British civil servant (1811-1889)

Edward Maltby (5 January 1811 – 4 December 1889) was a British civil servant of the Indian Civil Service who acted as the Governor of Madras from 26 November 1863 to 18 January 1864.

== Early life ==

Maltby was born in 1811 to British banker and merchant Thomas Maltby (1752–1830) and Henrietta Crichton (1770–1837). He was the seventh of the couple's eight children.

Maltby was educated at Winchester College from 1826 to 1829 and Haileybury College from 1829 to 1832. In 1832, Maltby cleared the civil service examinations and qualified for the Indian Civil Service.

== Career ==

Maltby served in the Madras Civil Service for thirty-two years, from 1832 to 1864. He acted as the Chief Secretary to the Government of Madras . When the Governor of Madras William Denison was appointed to act as the Viceroy of India, Maltby was appointed in his stead to function as the Governor of Madras.

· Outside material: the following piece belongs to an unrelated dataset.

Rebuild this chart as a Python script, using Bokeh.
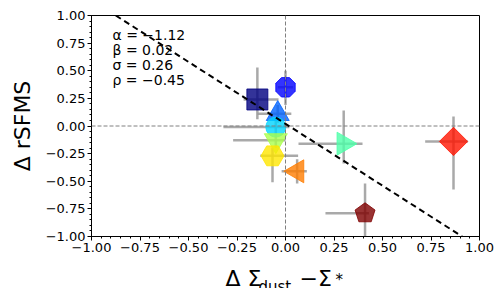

Maltby was nominated to the Madras Legislative Council in 1864 and served a single term.

On retirement in 1865, Maltby was offered a knighthood but he declined the offer.

== Family ==

Maltby married Jenny Pennycuick, daughter of John Pennycuick at Betchworth, Surrey on 12 October 1843. The couple had eleven children—seven sons and five daughters.